Dans le cinquième tome de L'Arabe du futur, Riad Sattouf évoque son émancipation par l'expression artistique.
Dans le cinquième tome de L'Arabe du futur, Riad Sattouf évoque son émancipation par l'expression artistique. JOEL SAGET / AFP

Dans le nouveau et avant-dernier volet de L'Arabe du Futur, ce jeudi en librairie, l'auteur revient sur son adolescence marquée par le crime de son père. Un drame qu'il aborde pudiquement et toujours avec autant d'humour.

Riad Sattouf est sur tous les fronts, mais reste disponible quand il s'agit d'évoquer son incroyable saga autobiographique, L'Arabe du futur. Affublé d'un masque FFP2, le dessinateur parle beaucoup. Il franchirait même sans s'en rendre compte l'entrave des gestes barrière pour évoquer les coulisses du cinquième volet.

Dans la même veine dramatique que le précédent, qui dévoilait un lourd secret de famille, l'album aborde l'adolescence compliquée du héros -son double-, âgé cette fois de 14 ans. Une période difficile pour tous et encore plus pour lui, car marquée par l'acte horrible de son père.

À la fin du quatrième tome, on laissait la famille frappée par la nouvelle de l'enlèvement du plus jeune frère de Riad, par son père. Pendant que sa mère se démène pour récupérer l'enfant de cinq ans emmené en Syrie, Riad se réfugie dans son monde. Il s'ouvre alors aux lectures horrifiques de Lovecraft ou au spiritisme d'Allan Kardec tout en continuant à exercer son art du dessin, grâce auquel il parvient à se faire respecter, du moins à survivre. Fidèle au savant équilibre du drame et de l'humour, l'auteur évoque pour Le Figaro cet avant-dernier tome, récit de son émancipation.

Le jeune Riad va s'initier à l'oeuvre de Lovecraft. Riad Sattouf/ Allary éditions

Dans ce nouveau volet, vous avez 14 ans et vous réfugiez de plus en plus dans votre monde entre le paranormal et la pratique du dessin. Une façon de vous échapper d'un quotidien marqué par le drame que vit votre famille ?

L'album raconte comment au moment de mon adolescence marquée par le crime de mon père, j'ai essayé de m'émanciper du dilemme de ma double culture par l'expression artistique. C'est à ce moment-là que l'identité que je me suis choisie entre ma part française et syrienne a été celle de ceux qui écrivent des livres. De manière plus générale, j'adore parler de l'adolescence, ce moment particulier qui nous transforme en créatures un peu étranges ballottées entre le crépuscule de l'enfance et l'aube de l'âge adulte. Il n'est pas étonnant que les ados aiment les récits fantastiques et le surnaturel. Quand j'ai fait le film Les beaux gosses , j'étais stupéfait, au moment des castings, de voir l'émotion que les jeunes acteurs dégageaient. Ce tome-là aborde cette période de métamorphoses, un peu magique, avec la découverte de l'occultisme, du paranormal, des religions, de la mythologie, de la foi… Tout cet univers propre à cet âge pétri de peurs insondables et innommables est passionnant à observer.

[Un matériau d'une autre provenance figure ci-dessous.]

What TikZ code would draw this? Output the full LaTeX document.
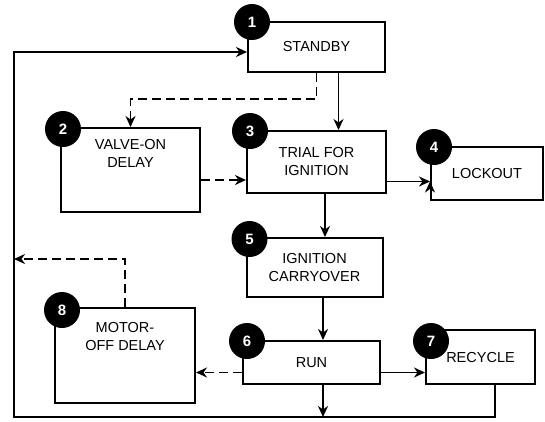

L'album se déroule exclusivement en France mais la Syrie apparaît régulièrement sous la forme d'une voix menaçante, réprobatrice qui vous brouille les idées. Pourquoi une telle mise en scène ?

La vie que je menais dans le petit village syrien de mon père, évoquée dans les premiers volumes, était une vie musulmane traditionnelle, paysanne avec une grande quantité d'interdits et de tabous, de comportements moraux à respecter pour être accepté dans la communauté. Ce type d'éducation, qui n'est pas l'apanage de la seule religion musulmane, vous poursuit et vous influence toute votre existence. Un moment il faut larguer les amarres avec ces choses qui vous entravent.

Pourrait-on considérer le regard désabusé et redoutable que vous portez sur votre père, comme le témoignage de votre propre émancipation ?

Jeune, j'ai été frappé par la lecture des ouvrages d'Alice Miller, une psychologue allemande qui a écrit sur la transmission inconsciente de la violence de parents à enfants. Ils résonnaient très fort en moi. J'ai pris conscience de cette transmission dans mon histoire quand l'auteur évoquait notamment ces parents demandant à leurs enfants d'inverser les rôles, de devenir leurs propres parents afin de consoler l'enfant malheureux qu'ils ont été. C'est une manière de perpétrer un traumatisme qui ne finit jamais. Alice Miller disait que le grand drame des sociétés judéo-chrétiennes provient d'un des Dix Commandements qui dit «tu honoreras ton père et ta mère». Se sentir obligé de les honorer malgré la violence qu'ils vous transmettent empêche tout progrès. Si à travers mes albums et ma propre expérience, les jeunes qui connaissent des situations compliquées comprennent qu'ils sont en droit de juger leur éducation parentale pour devenir un individu plus libre, j'aurais réussi quelque chose.

Un propos dense et sérieux mais toujours empreint d'humour…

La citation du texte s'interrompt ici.